Bitcoin, Crypto and Financial Promotions — the 'Duck' Principle

The recent proliferation of ‘crypto-opportunities’ - such as the promotion of Bitcoin and other crypto-currencies - the issue of crypto-bonds, and schemes to fund Bitcoin mining operations, all beg the question of the extent to which such creditably imaginative schemes are regulated by the FSMA financial promotion restrictions.


For instance, is inviting an investment of conventional fiat currency, in return for the issue of a token or coin, the value of which is directly related to the value of an underlying investment, regulated under section 21 of the Financial Services and Markets Act 2000?

If so, it will be an offence to promote the investment unless you are an FCA-regulated individual, or the investment has obtained FCA sign-off or it is otherwise exempt, such as an investment offer made to a self-certified sophisticated investor under Article 50A of The Financial Services and Markets Act 2000 (Financial Promotion) Order 2005.

It depends on the exact nature of the scheme. It may not be regulated by s 21 FSMA 2000 if it is not a controlled investment and the sophisticated investor exemption, itself in  Article 50A, applies to investments in shares or debt instruments in an unlisted company, rather than to the issue of a token of value that gives a right to some kind of investment return.

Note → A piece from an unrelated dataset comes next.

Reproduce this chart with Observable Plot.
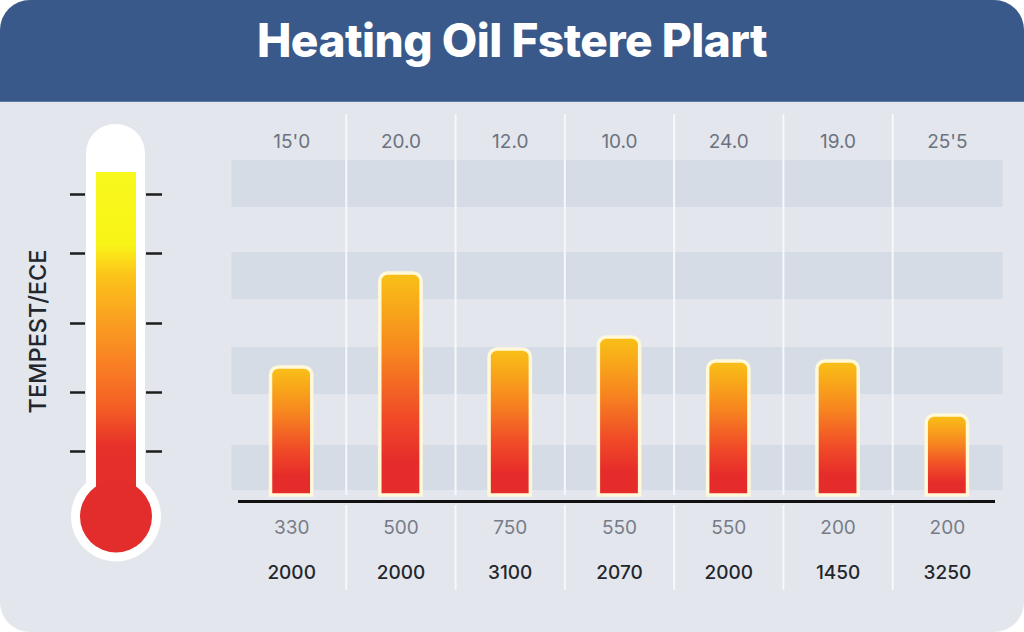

However, that is not the end of the story since such crypto-investment opportunities could well amount to a Collective Investment Scheme (“CIS”) within the meaning of section 235 of the FSMA 2000. A CIS is any arrangement with respect to property of any description, including money, the purpose or effect of which is to enable persons taking part in the arrangements (whether by becoming owners of the property or any part of it or otherwise) to participate in, or receive profits or income arising from the acquisition, holding, management or disposal of the property or sums paid out of such profits or income.

Establishing or operating a CIS is a regulated activity requiring authorisation from the Financial Conduct Authority and, subject to certain very limited exemptions, a CIS cannot be promoted to the general public by an authorised person unless the scheme is authorised or recognised under FSMA.

So, for instance, a scheme to fund a Bitcoin mining operation that pools fiat investment and apportions the value of any new Bitcoin found by the scheme amongst the investors whether in Bitcoin or fiat currency, is likely to fall squarely within the CIS rules, making general promotion of the scheme illegal.

Much will turn on the exact structure of the investment opportunity, but the ‘Duck’ principle is likely to apply.

This principle is enshrined in common sense rather than in any statute: “If it walks like a duck, and quacks like a duck, it is probably a duck”.